L’Europa dice addio all’Energy Charter Treaty

Il Consiglio europeo ha approvato l'uscita dal controverso Energy Charter Treaty, diventato per le multinazionali uno strumento di "ricatto"

Daniele Guidi
Le istituzioni europee hanno approvato l'uscita dall'Energy Charter Treaty © mychadre77/iStockPhoto
Daniele Guidi
Leggi più tardi

Anche il Consiglio dell’Unione europea ha dato il suo parere favorevole all’uscita di scena dell’Energy Charter Treaty. Ovvero l’accordo internazionale che protegge gli investimenti nel settore energetico ma ostacola la transizione ecologica. Un via libera che fa seguito alla decisione della Commissione europea di un anno fa e che ora dovrebbe essere ratificato dal parlamento europeo entro maggio. Il risultato è frutto di un compromesso che consente ai singoli Paesi di restare nel trattato solo se otterranno il via libera di Bruxelles.

Come nacque l’Energy Charter Treaty

L’Energy Charter Treaty era stato firmato nel 1994 da 53 Paesi, tra cui quelli dell’Unione europea. Con esso si puntava a favorire la cooperazione energetica tra gli Stati dell’Europa occidentale e quelli dell’ex blocco sovietico, ricchi di giacimenti fossili.

L’obiettivo era di garantire agli investitori occidentali la sicurezza di poter operare anche nei Paesi dell’Europa dell’Est, mettendoli al riparo da eventuali nazionalizzazioni o dal mancato rispetto dei contratti. Il trattato prevedeva infatti la possibilità di ricorrere a un tribunale arbitrale internazionale in caso di controversie con i governi ospitanti.

Chieste agli Stati europei decine di miliardi di dollari di risarcimenti

Negli ultimi anni, però, il trattato stesso era diventato uno strumento nelle mani delle aziende dei combustibili fossili. Che lo avevano usato per impugnare le misure adottate da alcuni Paesi per ridurre le emissioni di gas serra e promuovere le fonti rinnovabili. Nel corso del tempo, il settore energetico hanno chiesto decine di miliardi di dollari di risarcimenti agli Stati europei per le loro politiche climatiche. Usando proprio il trattato come base legale.

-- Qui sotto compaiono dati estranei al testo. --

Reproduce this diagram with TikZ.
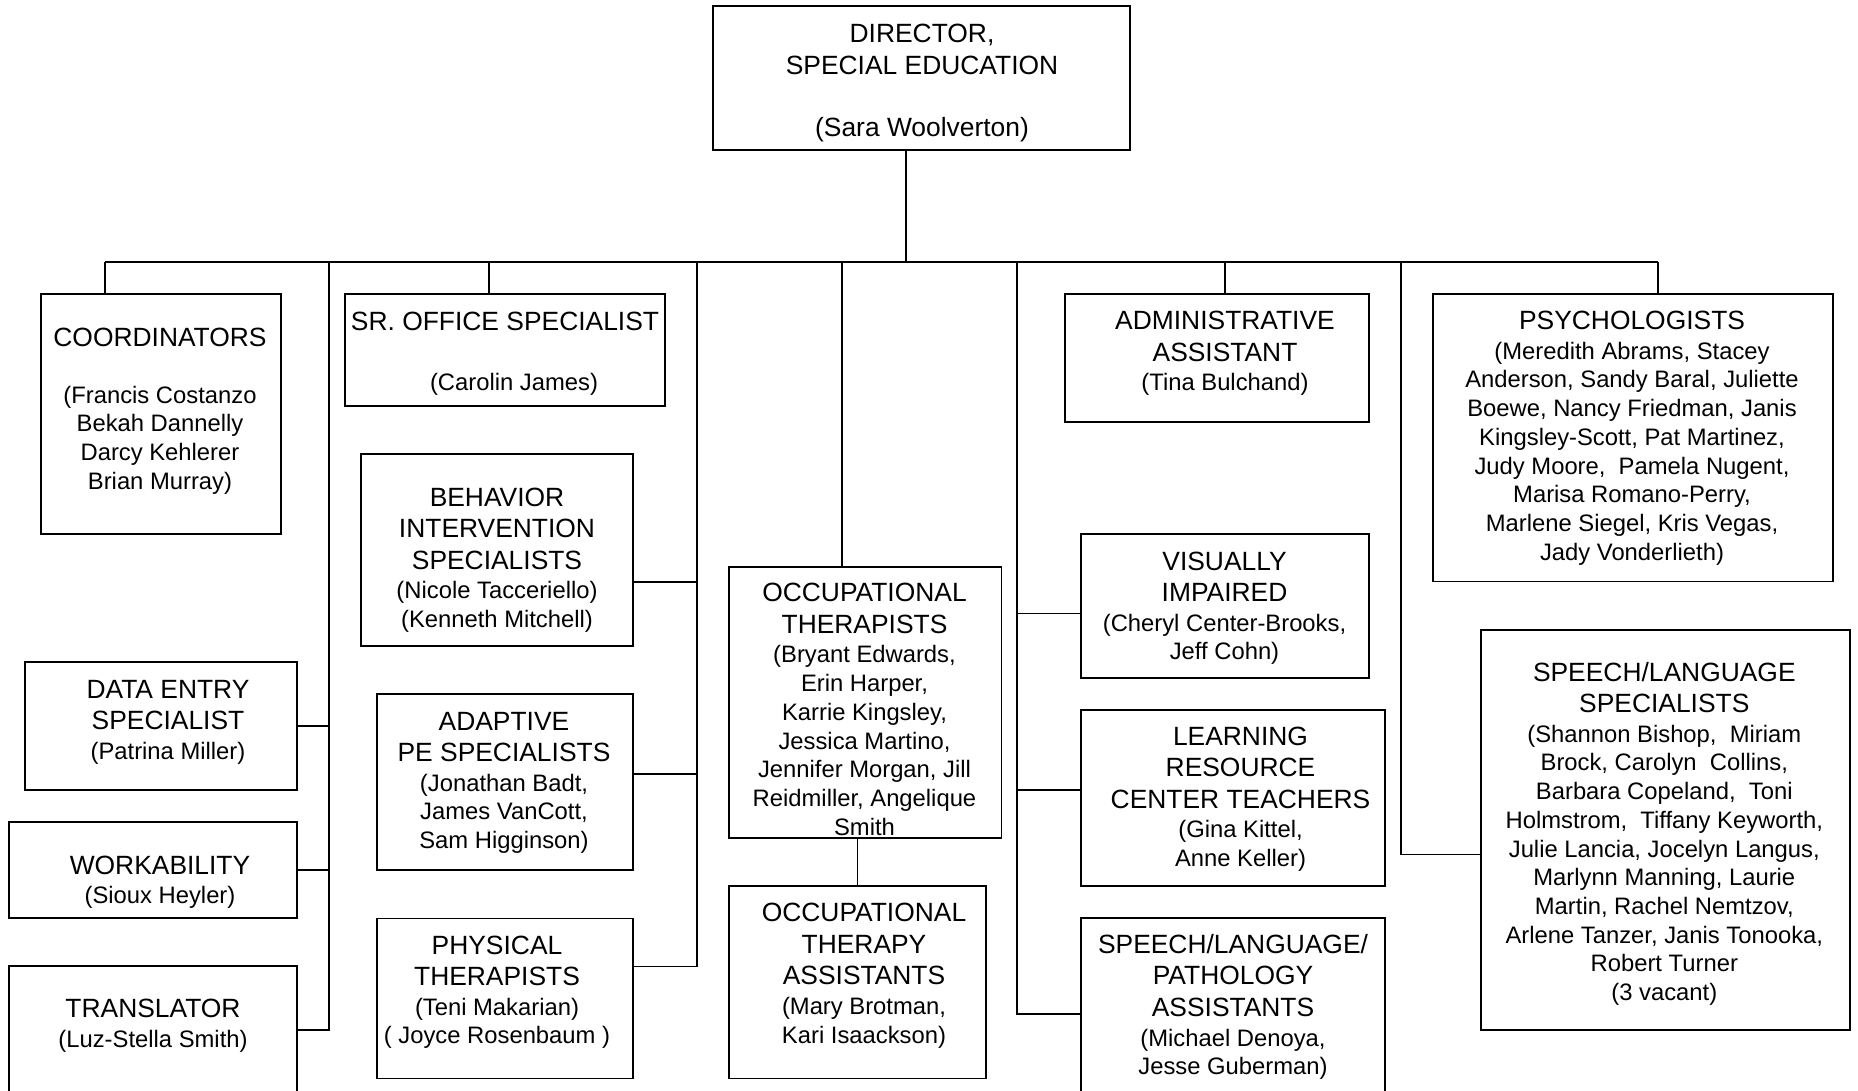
\documentclass[tikz,border=0pt]{standalone}
\usepackage{fontspec}
\setmainfont{Liberation Sans}
\usetikzlibrary{calc}
\newcommand\TitleLine[1]{{\fontsize{26.4}{28.7}\selectfont #1}}
\newcommand\FirstStrut{\rule{0pt}{20pt}}
\begin{document}
\begin{tikzpicture}[x=1pt,y=-1pt,
  box/.style={draw, line width=1.8pt, inner sep=0pt, outer sep=0pt, anchor=north west},
  link/.style={line width=1.6pt},
  txt/.style={align=center, inner sep=0pt, outer sep=0pt, anchor=north,
              font=\fontsize{23.8}{28.7}\selectfont}]
\useasboundingbox (0,0) rectangle (1858,1090);
\fill[white] (0,0) rectangle (1858,1090);

% ---------- boxes ----------
\node[box, minimum width=417pt, minimum height=144pt]   (dir)   at (713,6) {};
\node[box, minimum width=240pt, minimum height=240pt]   (coord) at (41,294) {};
\node[box, minimum width=320pt, minimum height=112pt]   (sro)   at (345,294) {};
\node[box, minimum width=272pt, minimum height=192pt]   (bis)   at (361,454) {};
\node[box, minimum width=272pt, minimum height=128pt]   (de)    at (25,662) {};
\node[box, minimum width=288pt, minimum height=96pt]    (work)  at (9,822) {};
\node[box, minimum width=288pt, minimum height=128pt]   (trans) at (9,966) {};
\node[box, minimum width=256pt, minimum height=176pt]   (ape)   at (377,694) {};
\node[box, minimum width=256pt, minimum height=160pt]   (pt)    at (377,918.5) {};
\node[box, minimum width=272.5pt, minimum height=271pt] (ot)    at (729,567) {};
\node[box, minimum width=257pt, minimum height=192.5pt] (ota)   at (729,886) {};
\node[box, minimum width=304pt, minimum height=128pt]   (admin) at (1065,294) {};
\node[box, minimum width=400pt, minimum height=287.5pt] (psych) at (1433,294) {};
\node[box, minimum width=288pt, minimum height=144pt]   (vi)    at (1081,534) {};
\node[box, minimum width=304pt, minimum height=176pt]   (lrc)   at (1081,710) {};
\node[box, minimum width=304pt, minimum height=192pt]   (slpa)  at (1081,918) {};
\node[box, minimum width=369pt, minimum height=400pt]   (sls)   at (1481,630) {};

% ---------- connector points ----------
\coordinate (hub)  at (906,262);
\coordinate (busL) at (105,262);
\coordinate (busR) at (1658,262);
\coordinate (j1) at (329,262);
\coordinate (j2) at (489,262);
\coordinate (j3) at (697,262);
\coordinate (j4) at (842,262);
\coordinate (j5) at (1017,262);
\coordinate (j6) at (1225,262);
\coordinate (j7) at (1401,262);
\coordinate (bisc) at ($(bis.north east)+(0,128)$);
\coordinate (apec) at ($(ape.north east)+(0,80)$);
\coordinate (ptc)  at ($(pt.north east)+(0,48)$);
\coordinate (vic)  at ($(vi.north west)+(0,79.3)$);
\coordinate (lrcc) at ($(lrc.north west)+(0,80)$);
\coordinate (slsc) at ($(sls.north west)+(0,224.3)$);

% ---------- connectors ----------
\draw[link] (dir.south -| hub) -- (hub);
\draw[link] (busL) -- (busR);
\draw[link] (busL) -- (busL |- coord.north);
\draw[link] (busR) -- (busR |- psych.north);
\draw[link] (j2) -- (j2 |- sro.north);
\draw[link] (j4) -- (j4 |- ot.north);
\draw[link] (j6) -- (j6 |- admin.north);
\draw[link] (ota.north) -- (ota.north |- ot.south);
\draw[link] (j1) -- (j1 |- trans.east) -- (trans.east);
\draw[link] (de.east) -- (de.east -| j1);
\draw[link] (work.east) -- (work.east -| j1);
\draw[link] (j3) -- (j3 |- ptc) -- (ptc);
\draw[link] (bisc) -- (bisc -| j3);
\draw[link] (apec) -- (apec -| j3);
\draw[link] (j5) -- (j5 |- slpa.west) -- (slpa.west);
\draw[link] (vic) -- (vic -| j5);
\draw[link] (lrcc) -- (lrcc -| j5);
\draw[link] (j7) -- (j7 |- slsc) -- (slsc);

% ---------- texts ----------
\node[txt] (dir-t) at (922,22) {\FirstStrut\TitleLine{DIRECTOR,}\\[3.3pt]\TitleLine{SPECIAL EDUCATION}\\[33.3pt]\TitleLine{(Sara Woolverton)}};
\node[txt] (coord-t) at (160,326) {\FirstStrut\TitleLine{COORDINATORS}\\[28.3pt](Francis Costanzo\\Bekah Dannelly\\Darcy Kehlerer\\Brian Murray)};
\node[txt] (sro-t) at (505,310) {\FirstStrut\TitleLine{SR. OFFICE SPECIALIST}\\[32.2pt]\hspace*{18pt}(Carolin James)};
\node[txt] (bis-t) at (497,486) {\FirstStrut\TitleLine{BEHAVIOR}\\[2.8pt]\TitleLine{INTERVENTION}\\[2.8pt]\TitleLine{SPECIALISTS}\\[1pt](Nicole Tacceriello)\\(Kenneth Mitchell)};
\node[txt] (de-t) at (168,678.3) {\FirstStrut\TitleLine{DATA ENTRY}\\[2.8pt]\TitleLine{SPECIALIST}\\[1pt](Patrina Miller)};
\node[txt] (work-t) at (160,854) {\FirstStrut\TitleLine{WORKABILITY}\\[1pt](Sioux Heyler)};
\node[txt] (trans-t) at (153,997.7) {\FirstStrut\TitleLine{TRANSLATOR}\\[1pt](Luz-Stella Smith)};
\node[txt] (ape-t) at (504,710) {\FirstStrut\TitleLine{ADAPTIVE}\\[2.8pt]\TitleLine{PE SPECIALISTS}\\[1pt](Jonathan Badt,\\James VanCott,\\Sam Higginson)};
\node[txt] (pt-t) at (497,934) {\FirstStrut\TitleLine{PHYSICAL}\\[2.8pt]\TitleLine{THERAPISTS}\\[1pt](Teni Makarian)\\( Joyce Rosenbaum )};
\node[txt] (ot-t) at (864.5,581.7) {\FirstStrut\TitleLine{OCCUPATIONAL}\\[2.8pt]\TitleLine{THERAPISTS}\\[1pt](Bryant Edwards,\\Erin Harper,\\Karrie Kingsley,\\Jessica Martino,\\Jennifer Morgan, Jill\\Reidmiller, Angelique\\Smith};
\node[txt] (ota-t) at (864,901.7) {\FirstStrut\TitleLine{OCCUPATIONAL}\\[2.8pt]\TitleLine{THERAPY}\\[2.8pt]\TitleLine{ASSISTANTS}\\[1pt](Mary Brotman,\\Kari Isaackson)};
\node[txt] (admin-t) at (1225,309.5) {\FirstStrut\TitleLine{ADMINISTRATIVE}\\[2.8pt]\TitleLine{ASSISTANT}\\[1pt](Tina Bulchand)};
\node[txt] (psych-t) at (1632,309.5) {\FirstStrut\TitleLine{PSYCHOLOGISTS}\\[1pt](Meredith Abrams, Stacey\\Anderson, Sandy Baral, Juliette\\Boewe, Nancy Friedman, Janis\\Kingsley-Scott, Pat Martinez,\\Judy Moore,~ Pamela Nugent,\\Marisa Romano-Perry,\\Marlene Siegel, Kris Vegas,\\Jady Vonderlieth)};
\node[txt] (vi-t) at (1224.5,550) {\FirstStrut\TitleLine{VISUALLY}\\[2.8pt]\TitleLine{IMPAIRED}\\[1pt](Cheryl Center-Brooks,\\Jeff Cohn)};
\node[txt] (lrc-t) at (1240.5,725) {\FirstStrut\TitleLine{LEARNING}\\[2.8pt]\TitleLine{RESOURCE}\\[2.8pt]\TitleLine{CENTER TEACHERS}\\[1pt](Gina Kittel,\\Anne Keller)};
\node[txt] (slpa-t) at (1233,933.3) {\FirstStrut\TitleLine{SPEECH/LANGUAGE/}\\[2.8pt]\TitleLine{PATHOLOGY}\\[2.8pt]\TitleLine{ASSISTANTS}\\[1pt](Michael Denoya,\\Jesse Guberman)};
\node[txt] (sls-t) at (1664.3,661) {\FirstStrut\TitleLine{SPEECH/LANGUAGE}\\[2.8pt]\TitleLine{SPECIALISTS}\\[1pt](Shannon Bishop,~ Miriam\\Brock, Carolyn~ Collins,\\Barbara Copeland,~ Toni\\Holmstrom,~ Tiffany Keyworth,\\Julie Lancia, Jocelyn Langus,\\Marlynn Manning, Laurie\\Martin, Rachel Nemtzov,\\Arlene Tanzer, Janis Tonooka,\\Robert Turner\\(3 vacant)};
\end{tikzpicture}
\end{document}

L’uscita dall’accordo è quindi un passo necessario per allineare la politica energetica europea agli obiettivi dell’Accordo di Parigi sul clima e per sostenere la finanza sostenibile. L’Unione europea, infatti, si è impegnata a raggiungere la neutralità climatica entro il 2050 e a ridurre le emissioni di almeno il 55 per cento entro il 2030. Per farlo, ha lanciato il Green Deal, un piano di investimenti pubblici e privati per trasformare l’economia e la società in modo ecologico e inclusivo.

Clausola di salvaguardia e nuovi accordi: cosa potrebbe succedere ora

La decisione di abbandonare l’Energy Charter Treaty non è priva di rischi e di sfide. Innanzitutto, non mette fine alle cause legali da parte delle aziende dei combustibili fossili, che potranno continuare a rivendicare i loro diritti per i prossimi vent’anni. Come ha già sperimentato l’Italia e come prevede una clausola di salvaguardia dell’accordo.

Inoltre, la decisione di lasciare ai singoli Paesi la possibilità di scegliere se restare nel trattato – previa autorizzazione di Bruxelles – potrebbe creare tensioni tra la sovranità nazionale e la solidarietà europea in materia di energia. Infine, la decisione dovrà essere seguita da nuovi accordi di cooperazione energetica con i Paesi extracomunitari. In particolare quelli dell’Europa orientale e dell’Asia centrale, che sono importanti hub energetici su scala intercontinentale.